The Flagler County administration is considering legal action following Supervisor of Elections Kimberle Weeks’s recording of a conversation between Commissioner Charlie Ericksen and County Attorney Al Hadeed, made at the supervisor’s office, without Ericksen’s or Hadeed’s knowledge. The recording last month took place during a Canvassing Board meeting, but meeting participants had adjourned to a different part of the building, to the opposite end of a room adjoining the conference room where Weeks’s recording, from an iPhone, was taking place. The Palm Coast Observer’s Jonathan Simmons first reported on the issue last week. County Administrator Craig Coffey, in collaboration with staff, drafted the following response to the supervisor’s taping.
By Craig Coffey
The improper recording of a private conversation by Supervisor of Elections Kimberle Weeks, that both [ex-County Commission candidate] Dennis McDonald and Weeks have been distributing, is just the latest dramatic stunt to divert attention away from a very adversarial elections office. Although illegal, the recording being sent out is actually very positive because it is an example of how election law works and shows a Canvassing Board Attorney doing his job.
To set the context of the recording that was sent out, on Aug. 25, 2014, there was a canvassing board meeting. Commissioner Charles Ericksen, an alternate on the board was there in attendance as a member of the public. Al Hadeed, county attorney and attorney to the Canvassing Board, arrived a few minutes late to the meeting. The Canvassing Board had started in one room and then gotten up and moved to an adjoining room. Now in a separate room from the Canvassing Board meeting, Commissioner Ericksen was bringing Hadeed up to date on an incident that just happened in which a member of the media was asked to leave because he was taking pictures, and the stated concern was that a ballot might be visible. Responding to the story, Hadeed then discussed some of the reasons why taking pictures could be perceived to cause an issue. That was not the case here because the picture being sought was a broader landscape shot of all the canvassing board member at work and not of ballot materials.
In discussing that matter further and as part of a much larger conversation, Hadeed shared a story with Commissioner Ericksen that occurred in the distant past (prior to the current supervisor’s tenure) with a former commissioner, and matters of perception. In the audio Hadeed is heard stating the former commissioner looked at absentee ballots envelopes that were being opened, and then got up to make a phone call during this canvassing board process. The phone call could have had nothing to do with the election, but the action of the commissioner at the time presented the “appearance of an impropriety.”
Back then, as Canvassing Board Attorney, Hadeed stated he did his job and told the former commissioner that phone calls while opening absentee ballots or studying them was not an acceptable behavior. According to Hadeed, the commissioner immediately changed behavior.
This excerpt of Weeks’s surreptitious recording sound byte was also fully explained to the public and the Canvassing Board by Hadeed at the September 12 meeting in which Weeks tried to use it as a tool to rally her organized supporters. Through her interview she has tried to implicate current commissioners even though Hadeed has explained that the event took place many years ago with a former supervisor of elections.

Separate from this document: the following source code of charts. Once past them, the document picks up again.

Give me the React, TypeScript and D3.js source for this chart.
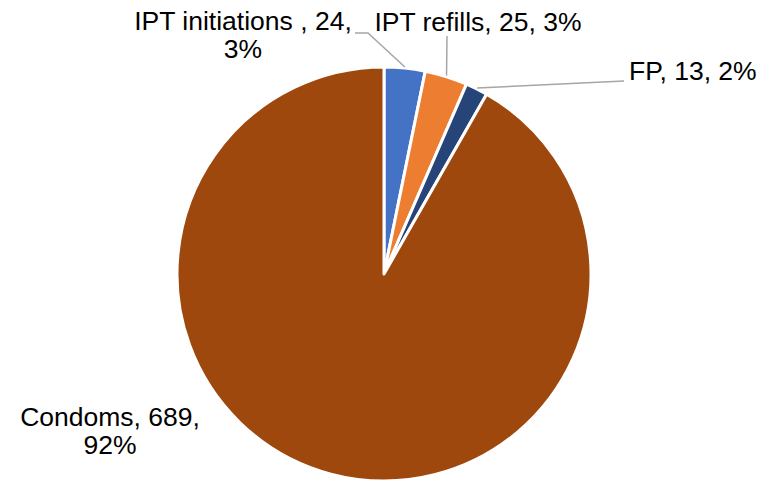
import React from "react";
import * as d3 from "d3";

const categories = ["IPT initiations ", "IPT refills", "FP", "Condoms"];
const values = [24, 25, 13, 689];
const colors = ["#4472C4", "#ED7D31", "#264478", "#9E480E"];

// Label placement (text anchor, line break, leader elbow) per slice
const labelLayout = [
  { x: 243, y: 30, lines: 2, anchor: "middle", leader: [[368, 33], [355, 33]] },
  { x: 478, y: 31, lines: 1, anchor: "middle", leader: [[447, 36]] },
  { x: 629, y: 80, lines: 1, anchor: "start", leader: [[624, 81]] },
  { x: 110, y: 426, lines: 2, anchor: "middle", leader: [] },
];

const W = 773;
const H = 482;
const cx = 384;
const cy = 274;
const R = 207;
const lineGap = 28;

export default function App() {
  const total = d3.sum(values);
  const pie = d3.pie<number>().sort(null).value((d) => d);
  const arcs = pie(values);
  const arc = d3.arc<d3.PieArcDatum<number>>().innerRadius(0).outerRadius(R);
  const font = "'Liberation Sans', Arial, sans-serif";

  return (
    <svg
      width={W}
      height={H}
      style={{ position: "absolute", left: 0, top: 0, background: "#fff" }}
    >
      <g transform={`translate(${cx},${cy})`}>
        {arcs.map((a, i) => (
          <path key={i} d={arc(a) || ""} fill={colors[i]} stroke="#fff" strokeWidth={3} strokeLinejoin="round" />
        ))}
      </g>
      {arcs.map((a, i) => {
        const L = labelLayout[i];
        if (!L.leader.length) return null;
        const mid = (a.startAngle + a.endAngle) / 2;
        const px = cx + (R + 1) * Math.sin(mid);
        const py = cy - (R + 1) * Math.cos(mid);
        const pts = [[px, py], ...L.leader];
        return (
          <polyline
            key={i}
            points={pts.map((p) => p.join(",")).join(" ")}
            fill="none"
            stroke="#A6A6A6"
            strokeWidth={1.5}
          />
        );
      })}
      {arcs.map((a, i) => {
        const L = labelLayout[i];
        const pct = `${Math.round((values[i] / total) * 100)}%`;
        const head = `${categories[i]}, ${values[i]},`;
        const lines = L.lines === 2 ? [head, pct] : [`${head} ${pct}`];
        return (
          <g key={i}>
            {lines.map((t, j) => (
              <text
                key={j}
                x={L.x}
                y={L.y + j * lineGap}
                textAnchor={L.anchor as any}
                fontFamily={font}
                fontSize={26.5}
                fill="#000"
              >
                {t}
              </text>
            ))}
          </g>
        );
      })}
    </svg>
  );
}
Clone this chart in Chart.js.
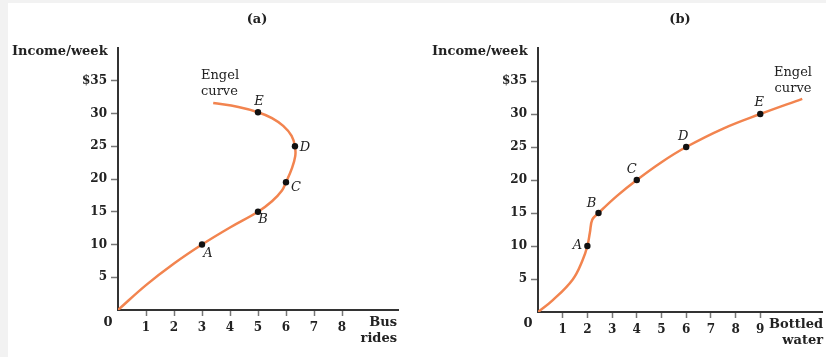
<!DOCTYPE html>
<html>
<head>
<meta charset="utf-8">
<script src="https://cdn.jsdelivr.net/npm/chart.js@4.4.1/dist/chart.umd.min.js"></script>
<style>
  body { margin: 0; background: #fff; width: 826px; height: 357px; position: relative; overflow: hidden; }
  .strip-top { position: absolute; left: 0; top: 0; width: 826px; height: 3px; background: #f2f2f2; }
  .strip-left { position: absolute; left: 0; top: 0; width: 8px; height: 357px; background: #f2f2f2; }
  canvas { position: absolute; top: 0; }
  #chartA { left: 0; }
  #chartB { left: 420px; }
</style>
</head>
<body>
<div class="strip-top"></div>
<div class="strip-left"></div>
<canvas id="chartA" width="420" height="357"></canvas>
<canvas id="chartB" width="406" height="357"></canvas>
<script>
// (a) Bus rides - Engel curve (traced) and labelled points
const busCurveX = [0, 1, 2, 3, 4, 5, 5.5, 5.85, 6, 6.2, 6.33, 6.32, 6.2, 5.9, 5.5, 5, 4.3, 3.4];
const busCurveY = [0, 3.8, 7.1, 10, 12.6, 15, 16.6, 18.2, 19.5, 21.5, 23.5, 25, 26.6, 28.1, 29.3, 30.2, 31, 31.6];
const busPointX = [3, 5, 6, 6.32, 5];
const busPointY = [10, 15, 19.5, 25, 30.2];
const busPointNames = ['A', 'B', 'C', 'D', 'E'];
const busTicksX = [1, 2, 3, 4, 5, 6, 7, 8];

// (b) Bottled water
const waterCurveX = [0, 0.6, 1.4, 1.8, 2, 2.1, 2.2, 2.45, 3.2, 4, 5, 6, 7.5, 9, 10.7];
const waterCurveY = [0, 1.8, 4.9, 7.8, 10, 12, 14, 15, 17.6, 20, 22.7, 25, 27.8, 30, 32.3];
const waterPointX = [2, 2.45, 4, 6, 9];
const waterPointY = [10, 15, 20, 25, 30];
const waterPointNames = ['A', 'B', 'C', 'D', 'E'];
const waterTicksX = [1, 2, 3, 4, 5, 6, 7, 8, 9];

const incomeTicks = [5, 10, 15, 20, 25, 30, 35];

const ORANGE = '#f2844f';
const SERIF = "'DejaVu Serif', 'Liberation Serif', serif";

function toXY(xs, ys) {
    return xs.map((x, i) => ({ x: x, y: ys[i] }));
}

// draws titles, axis names, "Engel curve" and point letters
const annotate = {
    id: 'annotate',
    afterDraw(chart, args, opts) {
        const ctx = chart.ctx;
        ctx.save();
        ctx.fillStyle = '#222';
        ctx.textBaseline = 'middle';
        (opts.texts || []).forEach(t => {
            ctx.font = t.font;
            ctx.textAlign = t.align || 'left';
            ctx.fillText(t.text, t.x, t.y);
        });
        const meta = chart.getDatasetMeta(1);
        ctx.font = "italic 13px " + SERIF;
        ctx.textAlign = 'center';
        meta.data.forEach((el, i) => {
            const off = opts.offsets[i];
            ctx.fillText(opts.names[i], el.x + off[0], el.y + off[1]);
        });
        ctx.restore();
    }
};

function makeChart(id, cfg) {
    const ctx = document.getElementById(id).getContext('2d');
    return new Chart(ctx, {
        type: 'scatter',
        data: {
            datasets: [
                {
                    data: toXY(cfg.curveX, cfg.curveY),
                    showLine: true,
                    borderColor: ORANGE,
                    borderWidth: 2.5,
                    pointRadius: 0,
                    tension: 0.4,
                    order: 2
                },
                {
                    data: toXY(cfg.pointX, cfg.pointY),
                    pointRadius: 3.2,
                    pointBackgroundColor: '#111',
                    pointBorderWidth: 0,
                    order: 1
                }
            ]
        },
        options: {
            responsive: false,
            animation: false,
            layout: { padding: { top: 48, right: cfg.padRight, left: 0, bottom: 0 } },
            plugins: {
                legend: { display: false },
                tooltip: { enabled: false },
                annotate: { texts: cfg.texts, names: cfg.names, offsets: cfg.offsets }
            },
            scales: {
                x: {
                    type: 'linear',
                    min: 0,
                    max: cfg.xMax,
                    afterBuildTicks: s => { s.ticks = cfg.ticksX.map(v => ({ value: v })); },
                    afterFit: s => { s.height = cfg.xHeight; },
                    grid: { drawOnChartArea: false, tickLength: 6, color: '#777', tickWidth: 1.5 },
                    border: { color: '#333', width: 2 },
                    ticks: { color: '#222', padding: 5, font: { family: SERIF, size: 12, weight: 'bold' } }
                },
                y: {
                    min: 0,
                    max: 40,
                    afterBuildTicks: s => { s.ticks = incomeTicks.map(v => ({ value: v })); },
                    afterFit: s => { s.width = 118; },
                    grid: { drawOnChartArea: false, tickLength: 7, color: '#777', tickWidth: 1.5 },
                    border: { color: '#333', width: 2 },
                    ticks: {
                        color: '#222',
                        padding: 4,
                        font: { family: SERIF, size: 12, weight: 'bold' },
                        callback: v => (v === 35 ? '$35' : String(v))
                    }
                }
            }
        },
        plugins: [annotate]
    });
}

const boldFont = "bold 13px " + SERIF;
const plainFont = "13px " + SERIF;

makeChart('chartA', {
    curveX: busCurveX, curveY: busCurveY,
    pointX: busPointX, pointY: busPointY,
    names: busPointNames,
    offsets: [[6, 9], [5, 8], [10, 5], [10, 1], [1, -11]],
    ticksX: busTicksX,
    xMax: 10, xHeight: 47, padRight: 22,
    texts: [
        { text: '(a)', x: 257, y: 20, font: boldFont, align: 'center' },
        { text: 'Income/week', x: 12, y: 52, font: boldFont },
        { text: '0', x: 108, y: 323, font: boldFont, align: 'center' },
        { text: 'Bus', x: 397, y: 323, font: boldFont, align: 'right' },
        { text: 'rides', x: 397, y: 339, font: boldFont, align: 'right' },
        { text: 'Engel', x: 201, y: 76, font: plainFont },
        { text: 'curve', x: 201, y: 92, font: plainFont }
    ]
});

makeChart('chartB', {
    curveX: waterCurveX, curveY: waterCurveY,
    pointX: waterPointX, pointY: waterPointY,
    names: waterPointNames,
    offsets: [[-10, 0], [-7, -9], [-5, -10], [-3, -10], [-1, -11]],
    ticksX: waterTicksX,
    xMax: 11.5, xHeight: 45, padRight: 3,
    texts: [
        { text: '(b)', x: 260, y: 20, font: boldFont, align: 'center' },
        { text: 'Income/week', x: 12, y: 52, font: boldFont },
        { text: '0', x: 108, y: 324, font: boldFont, align: 'center' },
        { text: 'Bottled', x: 403, y: 325, font: boldFont, align: 'right' },
        { text: 'water', x: 403, y: 341, font: boldFont, align: 'right' },
        { text: 'Engel', x: 373, y: 73, font: plainFont, align: 'center' },
        { text: 'curve', x: 373, y: 89, font: plainFont, align: 'center' }
    ]
});
</script>
</body>
</html>
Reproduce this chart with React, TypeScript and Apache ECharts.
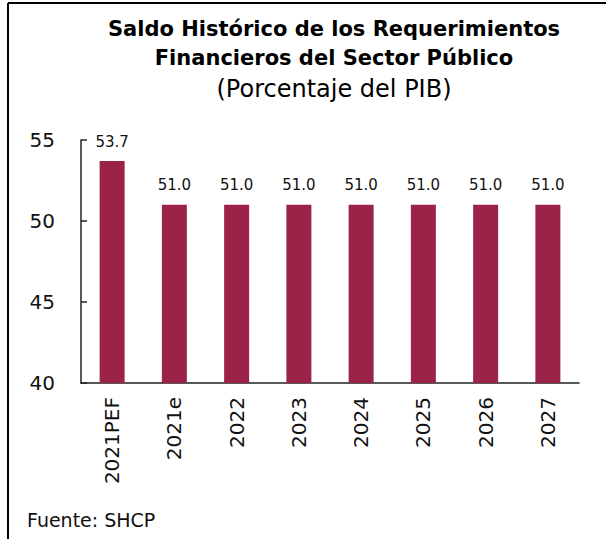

In the latter part of the selected audio, Commission Chairman George Hanns, himself a member of the Canvassing Board, and others can be heard entering the room, which is also the point when the Canvassing Board relocated back into the room (where the meeting originally started). Hanns could be heard stating, “Well, she is not recording this anyways”. He said this for two reasons: First, often as meetings adjourn, Hanns announces the time and date of the next meeting. Without recording it similar to the county commission meetings he felt there was no point. However, the main reason he made that statement was that Weeks had gone out of her way to get the OK from the Canvassing Board not to record its public meetings.
Several meetings later, when the minutes came back with Weeks’s comments transcribed almost verbatim and everyone else on the Canvassing Board with hand-picked summarized comments, she admitted to secretly recording the meetings on her phone.
At the meeting on September 12, Commissioner Hanns asked for a copy those recordings. A week later his request remained unfulfilled. Earlier this week the County Administrator submitted a follow-up request and the requested recording had not been received. This despite the fact that she was able to send audio recordings to her political supporters (former Commissioner Candidate McDonald) and a local radio station on Wednesday. [The request was finally fulfilled last Thursday morning, Sept. 25.]
In summary, the taped conversation is positive despite the creative spin attempted by Weeks and political candidate McDonald. However, the taping of the private conversation on August 25 and replaying it publicly by Weeks, and then subsequent distributing the private conversation, is not legal and is a clear violation of state law.
The taping occurred outside of the canvassing board meeting. According to Fla. Statute 934.03 it is a third degree felony to tape a private conversation without knowledge of both parties and it is also a third degree felony to distribute the recording to others.